Walking Through Samaria with Paul Byrd
Meet Paul Byrd. Many may feel like they’ve met this former Major League Baseball pitcher already because of his familiarity as an Emmy-winning commentator on Fox Sports’ Atlanta Braves broadcasts or a best-selling author. He’s a man so genial he was widely considered “the nicest guy in baseball.” In fact, former Braves manager Bobby Cox once was quoted in the Atlanta Journal-Constitution newspaper that Byrd was “too nice to pitch.”
Broadcasting for one team and pitching for seven -- including two stints with the Braves -- have given him a platform by which he can communicate his faith in Jesus Christ. And while there’s a baseball idiom that “nice guys finish last,” Byrd isn’t so nice that he won’t fight for what he believes in.

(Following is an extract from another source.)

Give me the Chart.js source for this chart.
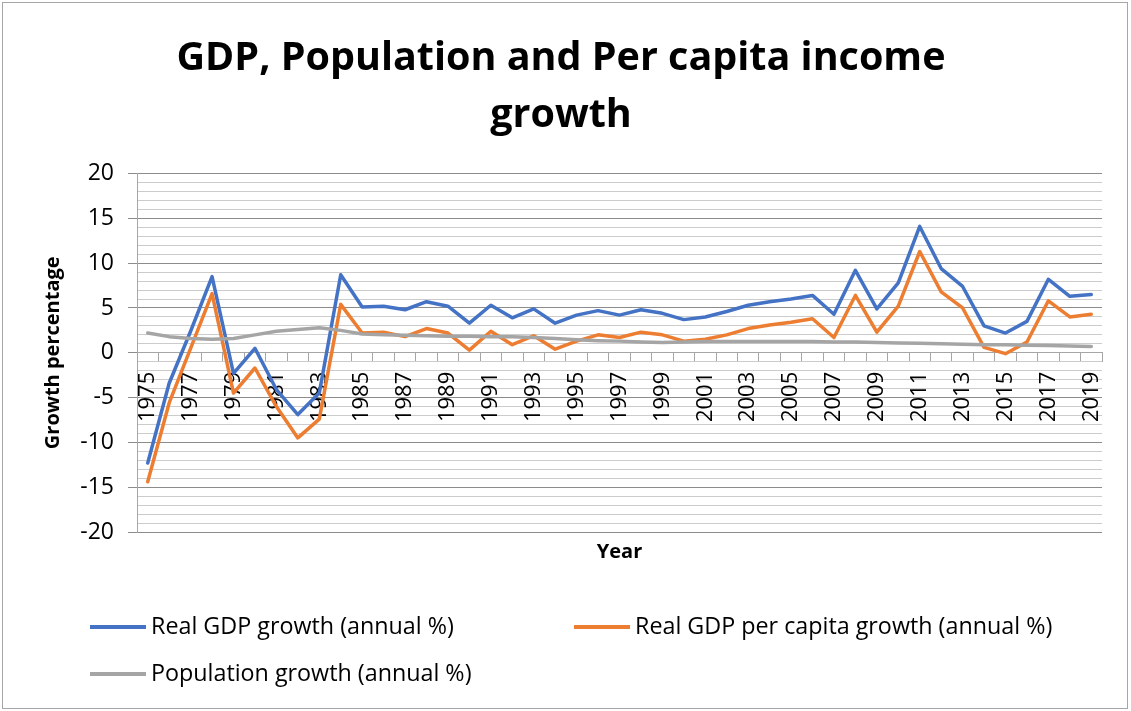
<!DOCTYPE html>
<html>
<head>
<meta charset="utf-8">
<script src="https://cdn.jsdelivr.net/npm/chart.js@4/dist/chart.umd.min.js"></script>
<style>
    body { margin: 0; background: #fff; }
    #wrap { position: relative; width: 1131px; height: 711px; }
    #frame { position: absolute; left: 2px; top: 2px; width: 1124px; height: 705px; border: 1px solid #a6a6a6; pointer-events: none; }
    .legItem { position: absolute; font-family: "Open Sans", sans-serif; font-size: 23.3px; color: #000; white-space: nowrap; line-height: 26px; }
    .legItem span.swatch { display: inline-block; width: 56px; height: 4px; vertical-align: middle; margin-right: 5px; position: relative; top: -1px; }
</style>
</head>
<body>
<div id="wrap">
    <canvas id="grafico" width="1131" height="711"></canvas>
    <div id="frame"></div>
    <div id="legenda"></div>
</div>
<script>
const anni = [];
for (let a = 1975; a <= 2019; a++) anni.push(String(a));

const gdpGrowth = [-12.3, -3.4, 2.4, 8.5, -2.3, 0.5, -4.1, -6.9, -4.5, 8.7,
    5.1, 5.2, 4.8, 5.7, 5.2, 3.3, 5.3, 3.9, 4.9, 3.3,
    4.2, 4.7, 4.2, 4.8, 4.4, 3.7, 4.0, 4.6, 5.3, 5.7,
    6.0, 6.4, 4.3, 9.2, 4.9, 7.8, 14.1, 9.4, 7.4, 3.0,
    2.2, 3.5, 8.2, 6.3, 6.5];

const perCapitaGrowth = [-14.4, -5.6, 0.5, 6.6, -4.5, -1.7, -6.0, -9.5, -7.4, 5.4,
    2.2, 2.3, 1.8, 2.7, 2.2, 0.3, 2.4, 0.9, 1.9, 0.4,
    1.3, 2.0, 1.7, 2.3, 2.0, 1.3, 1.5, 2.0, 2.7, 3.1,
    3.4, 3.8, 1.7, 6.4, 2.3, 5.2, 11.3, 6.8, 5.0, 0.6,
    -0.1, 1.2, 5.8, 4.0, 4.3];

const popGrowth = [2.2, 1.8, 1.6, 1.5, 1.6, 2.0, 2.4, 2.6, 2.8, 2.5,
    2.1, 2.0, 1.95, 1.9, 1.85, 1.85, 1.8, 1.8, 1.7, 1.6,
    1.45, 1.35, 1.3, 1.2, 1.15, 1.2, 1.25, 1.25, 1.25, 1.25,
    1.25, 1.25, 1.2, 1.2, 1.15, 1.1, 1.05, 1.0, 0.95, 0.9,
    0.9, 0.85, 0.8, 0.75, 0.7];

const nomiSerie = ["Real GDP growth (annual %)", "Real GDP per capita growth (annual %)", "Population growth (annual %)"];
const coloriSerie = ["#4472C4", "#ED7D31", "#A5A5A5"];

const font = "'Open Sans', sans-serif";

function serie(i, dati, ordine)
{
    return {
        label: nomiSerie[i],
        data: dati,
        borderColor: coloriSerie[i],
        backgroundColor: coloriSerie[i],
        borderWidth: 3.5,
        pointRadius: 0,
        tension: 0,
        borderJoinStyle: "round",
        borderCapStyle: "round",
        order: ordine
    };
}

let chart = new Chart(document.getElementById("grafico"), {
    type: "line",
    data: {
        labels: anni,
        datasets: [serie(0, gdpGrowth, 3), serie(1, perCapitaGrowth, 2), serie(2, popGrowth, 1)]
    },
    options: {
        responsive: false,
        animation: false,
        layout: { padding: { left: 20, right: 29, top: 0, bottom: 147 } },
        plugins: {
            legend: { display: false },
            tooltip: { enabled: false },
            title: {
                display: true,
                text: ["GDP, Population and Per capita income", "growth"],
                color: "#000",
                font: { family: font, size: 39.5, weight: "bold", lineHeight: 1.45 },
                padding: { top: 30, bottom: 29 }
            }
        },
        scales: {
            // asse degli anni che passa per lo zero
            x: {
                type: "category",
                offset: true,
                position: { y: 0 },
                afterFit: function (scale) { scale.height = 0; },
                grid: { offset: true, drawOnChartArea: false, drawTicks: true, tickLength: 9, color: "#a6a6a6" },
                border: { display: true, color: "#a6a6a6", width: 1 },
                ticks: {
                    autoSkip: false,
                    maxRotation: 90,
                    minRotation: 90,
                    padding: 10,
                    color: "#000",
                    font: { family: font, size: 22 },
                    callback: function (val, idx) { return idx % 2 === 0 ? anni[idx] : ""; }
                }
            },
            // solo per il titolo "Year" sotto il grafico
            xTitolo: {
                type: "category",
                offset: true,
                position: "bottom",
                afterFit: function (scale) { scale.height = 32; },
                grid: { display: false },
                border: { display: false },
                ticks: { display: false },
                title: {
                    display: true,
                    text: "Year",
                    color: "#000",
                    font: { family: font, size: 20, weight: "bold" },
                    padding: { top: 0, bottom: 0 }
                }
            },
            y: {
                min: -20,
                max: 20,
                afterFit: function (scale) { scale.width = 117; },
                border: { display: true, color: "#a6a6a6", width: 1 },
                grid: {
                    color: function (c) { return c.tick.value % 5 === 0 ? "#8c8c8c" : "#cccccc"; },
                    tickColor: function (c) { return c.tick.value % 5 === 0 ? "#8c8c8c" : "rgba(0,0,0,0)"; },
                    tickLength: 9,
                    lineWidth: 1
                },
                ticks: {
                    stepSize: 1,
                    autoSkip: false,
                    padding: 14,
                    color: "#000",
                    font: { family: font, size: 23 },
                    callback: function (v) { return v % 5 === 0 ? String(v) : ""; }
                },
                title: {
                    display: true,
                    text: "Growth percentage",
                    color: "#000",
                    font: { family: font, size: 20, weight: "bold" },
                    padding: { top: 21, bottom: 0 }
                }
            }
        }
    }
});

// legenda html su due colonne
let posizioni = [[90, 612], [574, 612], [90, 659]];
let _leg = document.getElementById("legenda");
chart.data.datasets.forEach(function (ds, i)
{
    let item = document.createElement("div");
    item.className = "legItem";
    item.style.left = posizioni[i][0] + "px";
    item.style.top = posizioni[i][1] + "px";
    let sw = document.createElement("span");
    sw.className = "swatch";
    sw.style.background = ds.borderColor;
    item.appendChild(sw);
    item.appendChild(document.createTextNode(ds.label));
    _leg.appendChild(item);
});
</script>
</body>
</html>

“When you are considered the nicest guy or a nice guy, there’s this feeling of that you’re weak, you’re soft, and you may not want that guy on your team if you’re going to war,” says Byrd, who almost got into a brawl in 2006 with a Cleveland teammate needling him about his faith. “There’s a time to turn the cheek and there’s a time to crack the whip in the temple and both are manly.”
Byrd inherited that toughness from his father, whom he led to Christ only minutes before he died in 2017. He had doubts when he hung up his cleats and walked away from three guaranteed contract offers to pitch after the 2009 season but had the strength to put first things first -- his 27-year marriage to Kym, with whom has two sons.
“I want to connect to Jesus and have such an intimate relationship with Him, talking and listening and learning,” Byrd says. “I want to go love other people because that’s who I am. And that only happens when my heart is right with Him.”